The California Raisin Show is a 1989 American animated television series based on the claymation advertising characters The California Raisins. The show is based on the claymation special, Meet the Raisins!, which originally aired on CBS in 1988. After the show's 13-episode run, a sequel to the original special, Raisins: Sold Out!: The California Raisins II, aired in 1990.

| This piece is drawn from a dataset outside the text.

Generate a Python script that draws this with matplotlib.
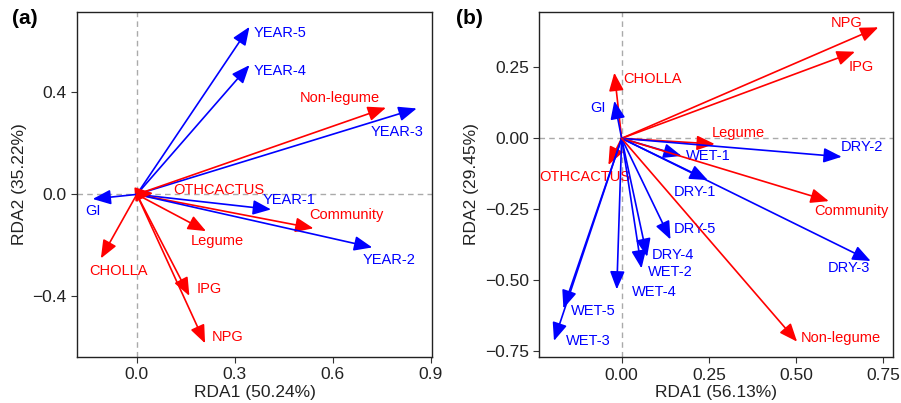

While the characters are traditionally depicted in claymation, the TV show was cel animated by Murakami-Wolf-Swenson. It did, however, maintain Will Vinton as creative director and executive producer.

==Plot==
The series takes place in a world populated by anthropomorphic fruits and vegetables. It focuses on the main characters, a music band called the California Raisins: A.C. (vocals), Beebop (drums), Stretch (bass), and Red (guitar/piano). Each episode has one or more musical numbers, all of which were originally performed by most Motown artists.

==Cast==

- Cam Clarke as Beebop Arborman
- Brian Cummings as Lick Broccoli
- James Jonah Cummings as A.C. Arborman, and Leonard Limabean
- Brian Mitchell as Red Raisin
- Dorian Harewood as Stretch Thompson, and Red ("No Business Like Shoe Business")
- Gaille Heidemann as Shirelle
- Michele Mariana as Lulu Arborman (Mom)
- Rebecca Gilchrist as Dixie
- Willard E. Pugh
- Cree Summer as Crystal
- Todd Tolces as Rudy Bagaman

==Episodes==

| No. | Title | Written by | Original release date |
| 1 | "The Apple, Raisin-Style" | Larry DiTillio | September 16, 1989 |
The band heads to New York City to find Mom just in time for a gig. Songs: "I Heard It Through the Grapevine", "The Way You Do the Things You Do", "Dancing in the Street"
| 2 | "No Business Like Shoe Business" | Rowby Goren | September 23, 1989 |
Red is given shoes with a mind of their own. Songs: "Beechwood 4-5789", "Get Ready", "Do You Love Me"
| 3 | "School is Cool" | Larry DiTillio | September 30, 1989 |
Stretch has to go to high school again, so the others join him. Songs: "Shake Me, Wake Me (When It's Over)", "ABC", "You Got What It Takes"
| 4 | "A Royal Mess" | Rowby Goren | October 7, 1989 |
The raisins fly to a castle, where they perform for a king. Songs: "Shop Around", "Just My Imagination (Running Away with Me)", "Save the Last Dance for Me"
| 5 | "Lights, Camera, Disaster" | Rowby Goren | October 14, 1989 |
The band is asked to act for the first time in a big Hollywood feature. Song: "Stop! In the Name of Love"
| 6 | "The Good, the Bad & the Broccoli" | Larry DiTillio | October 21, 1989 |
The band has their first encounter with Lick Broccoli and his band of vegetables. Songs: "Ain't That Peculiar", "Baby Love"
| 7 | "Abracadabra Beebop" | Rowby Goren | October 28, 1989 |
Beebop desires to leave the band and become a full-time magician. Songs: "I Like It Like That", "I Can't Get Next to You", "Do You Believe in Magic"
| 8 | "The Grape Outdoors" | Larry DiTillio | November 4, 1989 |
The raisins go on a camping trip. Songs: "You're All I Need to Get By", "The Wanderer" "Oh How Happy"
| 9 | "Rocket n' Rollin' Raisins" | Rowby Goren | November 11, 1989 |
The band plays at a futuristic club, only to discover they're being launched into outer space! Songs: "You Keep Me Hangin' On", "Mashed Potato Time", "Going to a Go-Go"
| 10 | "Hold That Jungle" | Rowby Goren | November 18, 1989 |
The band heads to the jungles of Africa for a wild expedition. Songs: "Nowhere to Run", "Quicksand", "Ain't No Mountain High Enough"
| 11 | "Olivera Street" | Larry DiTillio | November 25, 1989 |
The raisins are given a star on the sidewalk of the world-famous "Olivera Street." Songs: "Sir Duke", "I'll Be Doggone", "Let's Get Serious"
| 12 | "Picture-Perfect Shirelle" | Rowby Goren | December 2, 1989 |
Shirelle becomes a model and wants to split with her band-mates. Songs: "Ain't Nothing Like the Real Thing", "My Cherie Amour", "I Second That Emotion"
| 13 | "You Can't Grow Home Again" | Larry DiTillio | December 9, 1989 |
A.C, Beebop, and Mom head home for a family reunion. Songs: "(I'm a) Road Runner", "This Old Heart of Mine (Is Weak for You)", "I Just Want to Celebrate"

==Home media==
On November 15, 2011, Hen's Tooth Video released The California Raisins Collection on DVD in Region 1 for the first time. The 2-disc set features all 13 episodes of the series as well as the two original claymation specials, Meet the Raisins! and The Raisins: Sold Out!: The California Raisins II, along with 4 original TV ads.